- _WHAT THE TASK ASKS_:
Starting at the first line of the listing below, repeat each line exactly until the line containing "import plotly.graph_objects as go", which you include. Leave out pictures.

%%

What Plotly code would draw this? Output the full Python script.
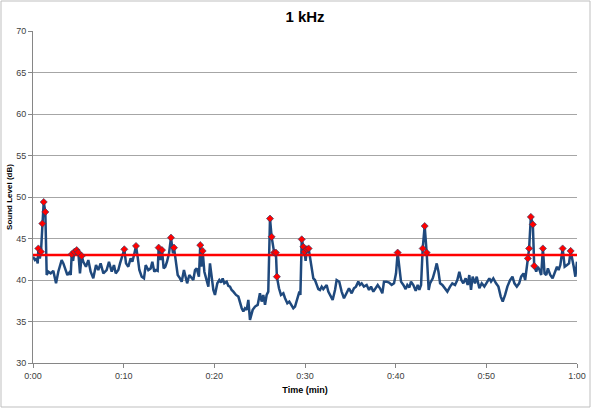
import plotly.graph_objects as go

# Time (seconds) and sound level (dB)
times = [0.0, 0.22, 0.40, 0.52, 0.59, 0.75, 0.88, 1.03, 1.18, 1.36, 1.51, 1.69, 1.95, 2.24, 2.54, 2.79,
         3.16, 3.35, 3.53, 3.79, 4.01, 4.16, 4.27, 4.42, 4.56, 4.82, 5.00, 5.18, 5.37, 5.55, 5.84,
         6.10, 6.36, 6.65, 6.95, 7.20, 7.46, 7.76, 8.12, 8.38, 8.68, 8.93, 9.12, 9.41, 9.60, 9.86,
         10.07, 10.26, 10.51, 10.77, 10.96, 11.18, 11.36, 11.54, 11.73, 11.99, 12.24, 12.43, 12.72,
         12.98, 13.16, 13.38, 13.57, 13.75, 13.86, 14.08, 14.23, 14.41, 14.59, 14.78, 15.00, 15.22,
         15.44, 15.55, 15.74, 15.96, 16.21, 16.40, 16.65, 16.87, 17.00, 17.24, 17.50, 17.68, 17.87,
         18.05, 18.30, 18.45, 18.56, 18.71, 18.90, 19.08, 19.34, 19.52, 19.71, 19.89, 20.07, 20.33,
         20.55, 20.74, 20.92, 21.10, 21.36, 21.54, 21.73, 21.91, 22.10, 22.39, 22.65, 22.83, 23.02,
         23.20, 23.38, 23.57, 23.75, 23.93, 24.04, 24.23, 24.49, 24.78, 25.03, 25.22, 25.40, 25.59,
         25.77, 25.95, 26.14, 26.32, 26.60, 26.79, 26.90, 27.13, 27.35, 27.61, 27.80, 28.05, 28.27,
         28.46, 28.71, 28.90, 29.16, 29.38, 29.49, 29.64, 29.82, 29.95, 30.07, 30.20, 30.40, 30.66,
         30.92, 31.10, 31.47, 31.65, 31.84, 32.02, 32.39, 32.57, 32.83, 33.05, 33.31, 33.49, 33.78,
         34.04, 34.30, 34.60, 34.85, 35.15, 35.40, 35.62, 35.88, 36.06, 36.25, 36.50, 36.80, 37.06,
         37.28, 37.54, 37.80, 38.02, 38.27, 38.53, 38.71, 39.00, 39.27, 39.56, 39.82, 40.04, 40.22,
         40.40, 40.59, 40.85, 41.10, 41.29, 41.51, 41.69, 41.95, 42.21, 42.43, 42.61, 42.80, 42.98,
         43.20, 43.42, 43.64, 43.79, 44.09, 44.35, 44.53, 44.72, 44.90, 45.15, 45.44, 45.70, 46.00,
         46.25, 46.55, 46.80, 47.02, 47.24, 47.46, 47.72, 47.94, 48.12, 48.31, 48.49, 48.75, 48.94,
         49.23, 49.49, 49.78, 50.04, 50.33, 50.52, 50.77, 51.07, 51.33, 51.59, 51.81, 52.07, 52.32,
         52.62, 52.88, 53.10, 53.36, 53.62, 53.84, 54.10, 54.28, 54.47, 54.58, 54.72, 54.91, 55.13,
         55.28, 55.50, 55.68, 55.87, 56.05, 56.24, 56.42, 56.61, 56.79, 57.05, 57.31, 57.53, 57.79,
         57.97, 58.16, 58.42, 58.64, 58.90, 59.12, 59.30, 59.49, 59.64, 59.82, 60.00]

levels = [42.8, 42.4, 42.6, 42.0, 43.8, 42.6, 43.4, 46.8, 49.4, 48.2, 40.6, 41.0, 40.8, 41.1, 39.6, 41.0,
          42.4, 42.0, 41.4, 40.6, 40.9, 40.6, 43.1, 42.3, 43.4, 43.6, 43.3, 40.8, 42.9, 42.2, 41.6,
          42.4, 41.0, 40.2, 41.8, 41.2, 42.0, 40.8, 41.2, 42.2, 41.0, 41.8, 40.8, 41.2, 42.0, 42.8,
          43.7, 42.0, 41.6, 42.6, 42.2, 43.2, 44.1, 42.8, 41.2, 40.4, 40.2, 41.8, 41.2,
          41.4, 42.2, 41.0, 41.2, 41.1, 43.9, 42.4, 43.6, 41.4, 41.6, 42.2, 43.2, 45.1,
          43.2, 43.9, 42.0, 40.6, 40.2, 39.8, 41.2, 40.2, 39.6, 40.6, 40.2, 40.0, 41.2,
          41.4, 40.4, 44.2, 41.6, 43.5, 41.0, 40.2, 39.2, 42.0, 40.6, 38.8, 38.2, 39.6,
          40.0, 39.7, 40.2, 39.6, 39.8, 39.3, 39.2, 38.8, 38.6, 38.2, 38.0, 37.2, 36.6,
          36.2, 36.6, 36.4, 37.6, 35.2, 35.6, 36.4, 36.8, 37.0, 38.4, 37.4, 38.2, 37.0,
          38.2, 38.6, 47.4, 45.2, 43.3, 43.3, 40.4, 39.0, 38.2, 38.4, 37.8, 37.2, 37.4,
          37.0, 36.6, 36.8, 37.8, 38.6, 38.2, 44.9, 44.0, 43.4, 42.3, 43.7, 43.8, 41.9,
          40.2, 40.0, 38.9, 38.8, 39.2, 38.9, 39.4, 38.6, 38.0, 37.6, 38.8, 40.0, 39.8,
          38.6, 37.8, 38.4, 39.0, 38.4, 39.0, 39.2, 39.8, 39.4, 39.6, 39.2, 39.4, 38.8,
          39.2, 38.6, 39.0, 39.4, 39.0, 38.4, 39.8, 39.8, 39.7, 39.4, 39.6, 40.8, 43.3,
          41.6, 39.8, 39.4, 38.9, 39.4, 39.1, 39.8, 39.4, 38.7, 39.4, 38.8, 39.4, 43.8,
          46.5, 43.3, 38.8, 39.6, 40.2, 41.2, 42.0, 41.0, 39.6, 39.4, 39.0, 38.6, 39.2,
          39.6, 39.4, 40.0, 41.0, 40.0, 39.6, 40.2, 39.4, 40.6, 38.8, 40.4, 39.6, 40.4,
          39.0, 39.6, 39.2, 39.6, 40.2, 39.8, 40.2, 39.6, 39.2, 38.0, 37.4, 38.2, 39.2,
          40.0, 40.4, 39.6, 39.2, 39.6, 40.4, 40.8, 40.0, 41.6, 42.6, 43.8, 47.6, 46.7,
          41.7, 41.0, 41.6, 41.2, 40.6, 43.8, 40.8, 40.6, 41.4, 40.6, 40.2, 40.8, 41.6,
          41.2, 41.8, 43.8, 41.6, 41.8, 42.0, 43.5, 42.6, 41.6, 40.4, 42.2]

# Points flagged with red markers (times of flagged samples)
flag_times = [0.59, 0.88, 1.03, 1.18, 1.36, 4.27, 4.56, 4.82, 5.00, 5.37, 10.07, 11.36, 13.86,
              14.23, 15.22, 15.55, 18.45, 18.71, 26.14, 26.32, 26.60, 26.79, 26.90, 29.64, 29.82,
              29.95, 30.20, 30.40, 40.22, 42.98, 43.20, 43.42, 54.58, 54.72, 54.91, 55.13, 55.28,
              56.24, 58.42, 59.30]

threshold = 43.0
x_ticks = [0, 10, 20, 30, 40, 50, 60]
x_tick_labels = ["0:00", "0:10", "0:20", "0:30", "0:40", "0:50", "1:00"]
y_ticks = [30, 35, 40, 45, 50, 55, 60, 65, 70]

lookup = dict(zip(times, levels))
flag_levels = [lookup[t] for t in flag_times]

FONT = "Liberation Sans, Arial, sans-serif"

fig = go.Figure()
fig.add_trace(go.Scatter(x=times, y=levels, mode="lines",
                         line=dict(color="#1F497D", width=2.5), hoverinfo="x+y"))
fig.add_trace(go.Scatter(x=[x_ticks[0], x_ticks[-1]], y=[threshold, threshold], mode="lines",
                         line=dict(color="#FF0000", width=2.5)))
fig.add_trace(go.Scatter(x=flag_times, y=flag_levels, mode="markers",
                         marker=dict(symbol="diamond", size=5.5, color="#FF0000",
                                     line=dict(color="#1F3F6F", width=0.6))))

fig.update_layout(
    width=592, height=413,
    margin=dict(l=33, r=15, t=31, b=50),
    paper_bgcolor="white", plot_bgcolor="white",
    showlegend=False,
    font=dict(family=FONT, size=9, color="#404040"),
    title=dict(text="<b>1 kHz</b>", x=(305) / 592, xanchor="center", y=1 - 17 / 413, yanchor="middle",
               font=dict(family=FONT, size=15, color="black")),
    xaxis=dict(range=[0, 60], tickvals=x_ticks, ticktext=x_tick_labels, showgrid=False,
               showline=True, linecolor="#868686", linewidth=1, ticks="outside", ticklen=4,
               tickcolor="#868686", zeroline=False, automargin=False,
               title=dict(text="<b>Time (min)</b>", font=dict(family=FONT, size=9, color="black"), standoff=6)),
    yaxis=dict(range=[30, 70], tickvals=y_ticks, showgrid=True, gridcolor="#A6A6A6", gridwidth=1,
               showline=True, linecolor="#868686", linewidth=1, ticks="outside", ticklen=4,
               tickcolor="#868686", zeroline=False, automargin=False,
               title=dict(text="<b>Sound Level (dB)</b>", font=dict(family=FONT, size=8, color="black"), standoff=2)),
    shapes=[dict(type="rect", xref="paper", yref="paper",
                 x0=(1 - 33) / 544, x1=(590 - 33) / 544, y0=(363 - 407) / 332, y1=(363 - 1) / 332,
                 line=dict(color="#BFBFBF", width=1), fillcolor="rgba(0,0,0,0)", layer="below")],
)

fig.write_html("out.html", config={"displayModeBar": False},
               post_script="document.body.style.margin='0';document.body.style.overflow='hidden';")
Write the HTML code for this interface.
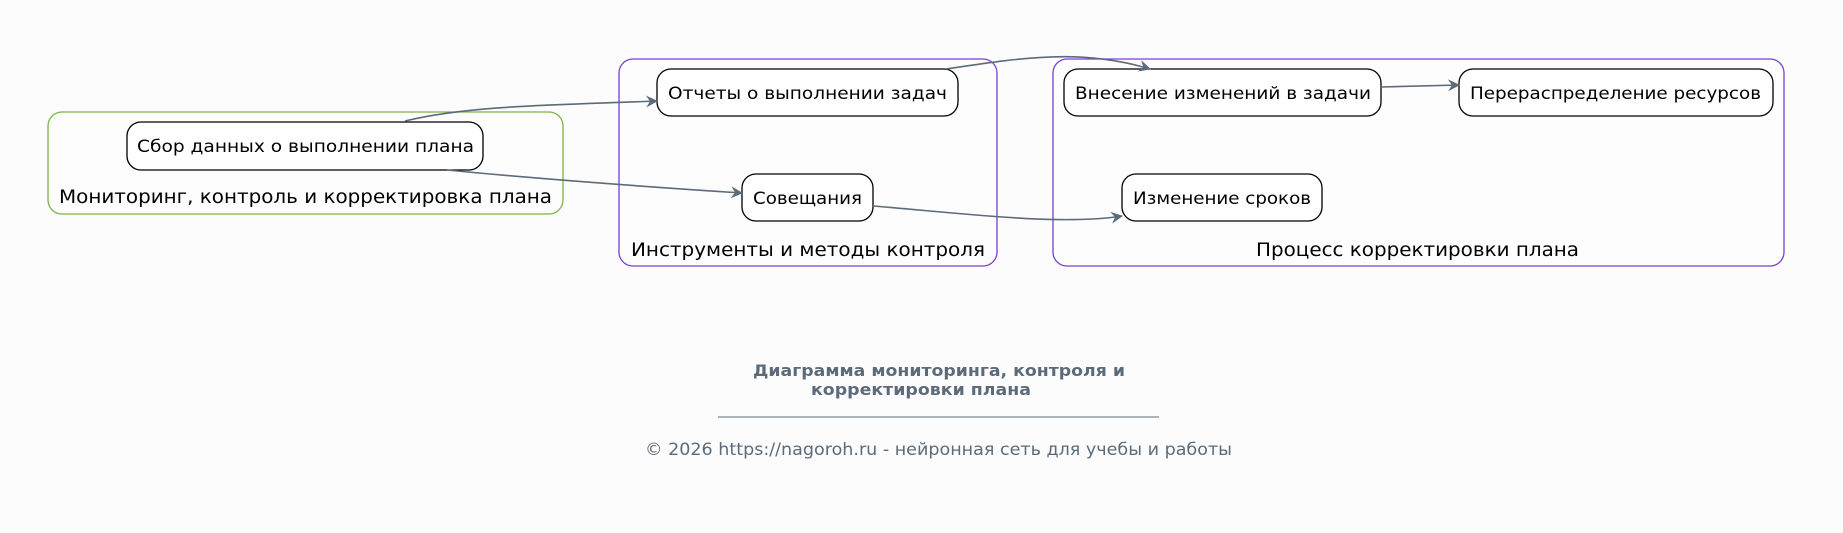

%%

- _ANSWER IN FULL_:
What Plotly code would draw this? Output the full Python script.
import plotly.graph_objects as go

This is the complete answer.